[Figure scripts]
════════════════

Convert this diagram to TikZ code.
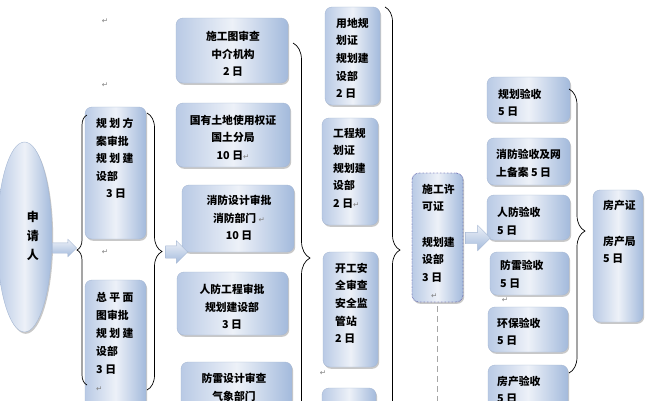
\documentclass[tikz,border=0pt]{standalone}
\usepackage{fontspec}
\newfontfamily\cjk{Noto Sans CJK SC}
\newfontfamily\dejavu{DejaVu Sans}
\usetikzlibrary{shapes.geometric,shapes.arrows,shadows,decorations.pathreplacing}
\definecolor{bxl}{HTML}{B9CAE5}
\definecolor{bxm}{HTML}{EDF1F8}
\definecolor{bxr}{HTML}{A3BADC}
\definecolor{bxline}{HTML}{A6B8D4}
\definecolor{dotline}{HTML}{5A5AA8}
\newcommand\pmk{{\dejavu\mdseries\fontsize{7.5}{8}\selectfont\textcolor{gray}{↵}}}
\tikzset{
  bx/.style={draw=bxline, line width=0.4pt, rounded corners=7pt, inner sep=0pt,
    left color=bxl, right color=bxr, middle color=bxm,
    drop shadow={shadow xshift=1.2pt, shadow yshift=-1.8pt, opacity=0.3, fill=black!70}},
  txt/.style={inner sep=0pt, anchor=north west, align=left,
    font=\cjk\bfseries\fontsize{10.8}{17.6}\selectfont},
  ctxt/.style={txt, anchor=north, align=center},
  pm/.style={inner sep=0pt, text=gray, font=\dejavu\fontsize{7.5}{8}\selectfont},
  brc/.style={draw=black, line width=0.7pt, decorate},
  barrow/.style={single arrow, draw=bxline, line width=0.4pt, inner xsep=0pt,
    single arrow head indent=0pt, top color=bxm, bottom color=bxr}
}
\begin{document}
\begin{tikzpicture}[x=1pt,y=-1pt]
\useasboundingbox (0,0) rectangle (650,400);
\clip (0,0) rectangle (650,400);
\fill[white] (0,0) rectangle (650,400);

% applicant ellipse
\node[ellipse, bx, minimum width=55, minimum height=190] (app) at (24.5,237) {};
\node[ctxt, font=\cjk\bfseries\fontsize{12}{19}\selectfont] (appt) at (33,211) {申\\请\\人};

% column 1
\node[bx, minimum width=61, minimum height=132] (a1) at (115.5,173) {};
\node[bx, minimum width=61, minimum height=160] (a2) at (115.5,360) {};
\node[txt] (a1t) at (96,117.8) {规 划 方\\案审批\\规 划 建\\设部\\\hspace{10pt}3 日};
\node[txt, font=\cjk\bfseries\fontsize{10.8}{18}\selectfont] (a2t) at (96,291.8) {总 平 面\\图审批\\规 划 建\\设部\\3 日\\\pmk};

% column 2
\node[bx, minimum width=112, minimum height=65] (c1) at (232,50.5) {};
\node[bx, minimum width=114, minimum height=64] (c2) at (233,135) {};
\node[bx, minimum width=112, minimum height=67] (c3) at (238,218.5) {};
\node[bx, minimum width=111, minimum height=63] (c4) at (232.5,303.5) {};
\node[bx, minimum width=111, minimum height=68] (c5) at (236.5,396) {};
\node[ctxt] (c1t) at (233,30.8) {施工图审查\\中介机构\\2 日};
\node[ctxt] (c2t) at (233,114.8) {国有土地使用权证\\国土分局\\10 日\pmk};
\node[ctxt] (c3t) at (239,194.8) {消防设计审批\\消防部门 \pmk\\10 日};
\node[ctxt] (c4t) at (232,283.8) {人防工程审批\\规划建设部\\3 日};
\node[ctxt] (c5t) at (234,372.8) {防雷设计审查\\气象部门};

% column 3
\node[bx, minimum width=55, minimum height=98] (d1) at (352.5,56) {};
\node[bx, minimum width=56, minimum height=107] (d2) at (350,171.5) {};
\node[bx, minimum width=55, minimum height=115] (d3) at (350.5,309.5) {};
\node[bx, minimum width=54, minimum height=62] (d4) at (349,419) {};
\node[txt] (d1t) at (336,17.8) {用地规\\划证\\规划建\\设部\\2 日};
\node[txt] (d2t) at (333,127.8) {工程规\\划证\\规划建\\设部\\2 日\pmk};
\node[txt] (d3t) at (335,262.8) {开工安\\全审查\\安全监\\管站\\2 日};

% construction permit
\node[bx, draw=dotline, densely dotted, line width=0.9pt, minimum width=51, minimum height=129] (e) at (437.5,237.5) {};
\node[txt] (et) at (422,183.8) {施工许\\可证\\\mbox{}\\规划建\\设部\\3 日\\\hspace{9pt}\pmk};
\coordinate (edash) at (437.5,402);
\draw[draw=black!35, line width=1.3pt, dash pattern=on 6pt off 4pt] (e.south) ++(0,4) -- (edash);

% column 4
\node[bx, minimum width=83, minimum height=45] (f1) at (528.5,99.5) {};
\node[bx, minimum width=83, minimum height=47] (f2) at (528.5,161.5) {};
\node[bx, minimum width=83, minimum height=45] (f3) at (528.5,217.5) {};
\node[bx, minimum width=79, minimum height=43] (f4) at (529.5,273.5) {};
\node[bx, minimum width=80, minimum height=45] (f5) at (528,329.5) {};
\node[bx, minimum width=80, minimum height=60] (f6) at (528,395) {};
\node[txt] (f1t) at (498,88.8) {规划验收\\5 日};
\node[txt] (f2t) at (496,149.3) {消防验收及网\\上备案 5 日};
\node[txt] (f3t) at (497,207.3) {人防验收\\5 日};
\node[txt] (f4t) at (500,260.3) {防雷验收\\5 日};
\node[txt] (f5t) at (497,317.8) {环保验收\\5 日};
\node[txt] (f6t) at (497,375.8) {房产验收\\5 日};

% property certificate
\node[bx, minimum width=50, minimum height=132] (g) at (618,256) {};
\node[txt] (gt) at (603,200.3) {房产证\\\mbox{}\\房产局\\5 日};

% braces
\draw[brc, decoration={brace, amplitude=10pt}] (87,385) -- (87,115);
\draw[brc, decoration={brace, amplitude=15pt}] (147,113) -- (147,390);
\draw[brc, decoration={brace, amplitude=17pt}] (293,43) -- (293,473);
\draw[brc, decoration={brace, amplitude=15pt}] (385,7) -- (385,493);
\draw[brc, decoration={brace, amplitude=16pt}] (569,89) -- (569,373);

% block arrows
\node[barrow, minimum height=24, inner ysep=5pt, single arrow head extend=3.5pt] (ar1) at (62,248) {};
\node[barrow, minimum height=22, inner ysep=6pt, single arrow head extend=5pt] (ar2) at (173.5,252) {};
\node[barrow, minimum height=25, inner ysep=5.5pt, single arrow head extend=7pt] (ar3) at (475,238) {};

% paragraph marks
\node[pm] (p1) at (105,21) {↵};
\node[pm] (p2) at (105,85) {↵};
\node[pm] (p3) at (105,252) {↵};
\node[pm] (p4) at (323,373) {↵};
\node[pm] (p5) at (505,300) {↵};
\end{tikzpicture}
\end{document}
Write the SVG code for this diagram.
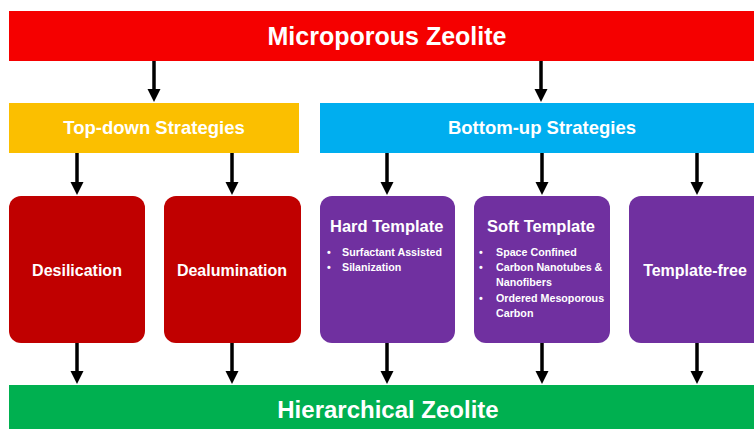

════════════════

• TASK BRIEF: Reproduce the data above word for word from its first line through the line that holds "(appt) at (33,211)", both ends included; skip pictures.

• RESPONSE BELOW:
Convert this diagram to TikZ code.
\documentclass[tikz,border=0pt]{standalone}
\usepackage{fontspec}
\newfontfamily\cjk{Noto Sans CJK SC}
\newfontfamily\dejavu{DejaVu Sans}
\usetikzlibrary{shapes.geometric,shapes.arrows,shadows,decorations.pathreplacing}
\definecolor{bxl}{HTML}{B9CAE5}
\definecolor{bxm}{HTML}{EDF1F8}
\definecolor{bxr}{HTML}{A3BADC}
\definecolor{bxline}{HTML}{A6B8D4}
\definecolor{dotline}{HTML}{5A5AA8}
\newcommand\pmk{{\dejavu\mdseries\fontsize{7.5}{8}\selectfont\textcolor{gray}{↵}}}
\tikzset{
  bx/.style={draw=bxline, line width=0.4pt, rounded corners=7pt, inner sep=0pt,
    left color=bxl, right color=bxr, middle color=bxm,
    drop shadow={shadow xshift=1.2pt, shadow yshift=-1.8pt, opacity=0.3, fill=black!70}},
  txt/.style={inner sep=0pt, anchor=north west, align=left,
    font=\cjk\bfseries\fontsize{10.8}{17.6}\selectfont},
  ctxt/.style={txt, anchor=north, align=center},
  pm/.style={inner sep=0pt, text=gray, font=\dejavu\fontsize{7.5}{8}\selectfont},
  brc/.style={draw=black, line width=0.7pt, decorate},
  barrow/.style={single arrow, draw=bxline, line width=0.4pt, inner xsep=0pt,
    single arrow head indent=0pt, top color=bxm, bottom color=bxr}
}
\begin{document}
\begin{tikzpicture}[x=1pt,y=-1pt]
\useasboundingbox (0,0) rectangle (650,400);
\clip (0,0) rectangle (650,400);
\fill[white] (0,0) rectangle (650,400);

% applicant ellipse
\node[ellipse, bx, minimum width=55, minimum height=190] (app) at (24.5,237) {};
\node[ctxt, font=\cjk\bfseries\fontsize{12}{19}\selectfont] (appt) at (33,211) {申\\请\\人};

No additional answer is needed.